Across Europe, institutions in 2009 shifted fixed income trading flows away from financial service firms whose balance sheets took significant hits during the global financial crisis.

This trading business was redirected to a relative handful of dealers viewed as the most financially secure and best positioned to be reliable fixed-income liquidity providers and sound derivatives counterparties.
 
Barclays Capital, Deutsche Bank and J.P. Morgan together account for 36 per cent of overall institutional fixed income trading volume in Europe, up from 30 per cent last year.
 
“For financial service firms that experienced significant balance sheet or reputational crises last year, the consequences to their fixed-income franchises have been severe,” says Greenwich Associates consultant Peter D’Amario. “Dealers that were able to avoid a crisis have reaped the benefits of new trading business and expanded market share in 2009. While banks like Deutsche Bank and Barclays Capital did not emerge from the crisis unscathed, the write-downs they experienced were less painful than those of many competitors. As a result, they were able to maintain their robust fixed-income platforms, including large staffs of traders and salespeople, which gave them a real advantage when business began to pick up this year.”
 
More than half of the largest and most active European institutions shifted fixed income trading volumes to dealers with the least amount of counterparty risk from 2008 to 2009, as did almost 40 per cent of European institutions as a whole. Nearly a third of all institutions reduced the overall number of dealers with whom they trade.

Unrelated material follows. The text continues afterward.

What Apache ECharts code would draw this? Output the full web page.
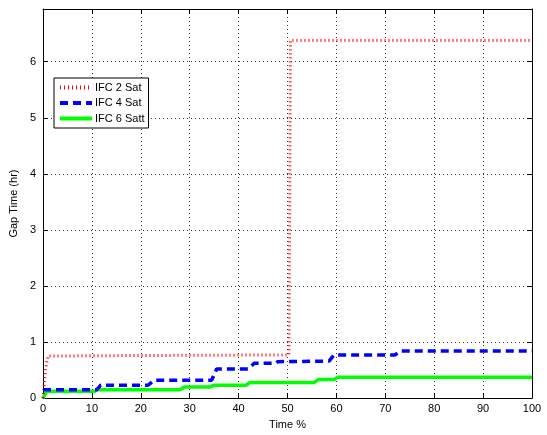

Barclays Capital and Deutsche Bank have each captured a market share of nearly 12 to 13 per cent of institutional trading volume in Europe, after both firms gained share from 2008-2009. However, the biggest gains in market share last year were achieved by J.P. Morgan, which increased its market share by more than a third to 11 per cent of the European total.
 
Outside this emerging top rank, several other dealers gained market share from 2008 to 2009, in particular BNP Paribas, Citigroup, Credit Suisse, Goldman Sachs, and Société Générale.

“Most, but not all, of these firms have several things in common with one another, and with the three market leaders,” says Greenwich Associates consultant Frank Feenstra. “They weathered the storm without serious balance-sheet crises, they proved more reliable providers of liquidity than other, more-troubled firms, and for the most part they avoided large-scale government intervention.”